July 24, 2013
Why Do We Listen To Sad Music?
You just went through a really bad day, so you turn to music to feel better. It would make logical sense for you to turn on a happy song to influence your emotions to feel better or forget about the situation that is distressing you. Ironically, however, it is a really high probability that you will start off with a sad song that relates to your situation. Don’t worry, the majority of the human race will make the same choice, and thanks to a group of paid Japanese researchers, we now know why.
A group of four Japanese researchers, Ai Kawakami, Kiyoshi Furukawa, Kentaro Katahira, and Kazuo Okanoya were asked to discover why we human beings like to listen to sad songs when we are sad, instead of trying to use music to distract ourselves from our current situation. They put together a study involving forty-four people to understand how our brain reacts when it comes to sad songs. The participants were asked to listen to one of three songs. The songs were lesser known classical pieces; they did this purposefully to avoid possible personal connections from the participants to the songs. The patients listened to the song in both a major and then a minor key. The researchers asked the participants to do two things while they listened to the piece:
1) to identify what emotions specifically they felt during the song; and
2) to predict what other people would feel as they listened to the same song.
Most participants would predict that others would feel tragic emotions and deep sadness when listening to the sad songs (the ones played in the minor key); yet when they listened to the song themselves they did not experience this. The researchers reported that “The listeners felt less gloomy, meditative, and miserable as well as more fascinated, dear, in love, merry, animated, and inclined to dance when they listened to sad music compared with their actual perceptions of the same music.”
David Huron wrote a book called Sweet Anticipation: Music and The Psychology of Expectation that could possibly explain this phenomenon. In his book, he says that we are creatures that anticipate certain things; we have an expectation for every single event. This is no different for us when it comes to music. We expect to have a specific reaction to a song we are listening to. Human beings tend to automatically assume we will feel sad when listening to a sad song, and when it doesn’t make us sadder than we were originally, it makes us feel as though we feel better. It is like when you expect something to go horribly wrong; when it doesn’t, even if the experience wasn’t completely pleasant, since it was less horrible than what we expected it to be, we feel content and relieved.

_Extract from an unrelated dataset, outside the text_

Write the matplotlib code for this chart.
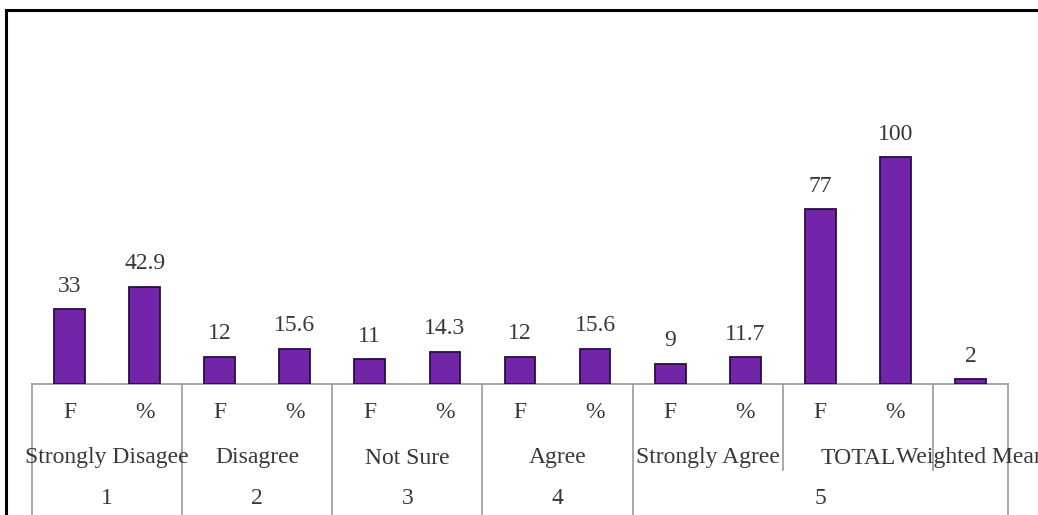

One of my theories on this action of ours is that when we listen to sad songs, we seem to connect with the artist since they seem to know how it feels to be heartbroken, so we understand. I don’t know if this is true for everyone, but at least for me, personally, when I’m pissed or sad I don’t want to be around super joyous people. I also think we like to feel heartbroken and feel the heartbreak of others. When listening to sad music, we can relate to the emotions felt by the artist, but they don’t affect us personally, so we can just sit back and enjoy the flow of emotions the music creates.